Eski ‘Kelebek’ varken...
İşlemediği bir cinayet suçuyla kürek mahkûmu olarak cezasını çekmek için Fransız Guyanası’ndaki hapishaneye gönderilen ve burada başarısız birkaç kez kaçış hamlesinin ardından nihayet 13 yıl sonra özgürlüğüne kavuşan Henri Charrière’in, geçirdiği zorlu günleri anlatan otobiyografik kitabı ‘Kelebek’ (‘Papillon’), 70’lerde tüm dünyada olduğu gibi ülkemizde (‘e Yayınları’ basmıştı) de büyük ilgi görmüştü. Kitap daha sonra sinemaya uyarlandı ve Steve McQueen-Dustin Hoffman ikilisinin başrollerini paylaştığı film (yönetmeni Franklin J. Schaffner’di) bir klasik oldu.

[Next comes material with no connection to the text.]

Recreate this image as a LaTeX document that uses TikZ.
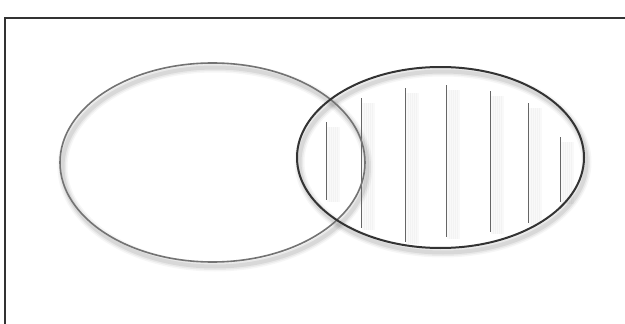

Danimarkalı Michael Noer, 2017’de bu muhteşem yapıtı yeniden sinemaya taşıdı. Bu haftadan itibaren salonlarımıza uğrayan şimdiki dönemin ‘Papillon’u kuşkusuz orijinaliyle yarışmak niyetinde değil. Zaten ne haddine... Kendi ölçülerinde mütevazı bir hapishane draması olan Noer’in yapıtı ortalamayı tutturuyor. Charrière’yi ve hapishane yoldaşı Louis Dega’yı canlandıran Charlie Hunnam ve Oscar’lı Rami Malek de gayet iyiler lakin 1973 tarihli filmin ve Steve McQueen-Dustin Hoffman’ın performanslarının hatıralarınızdaki yerlere sağlam olunca, “Yeni bir uyarlamaya gerek var mıydı?” diye düşünüyorsunuz.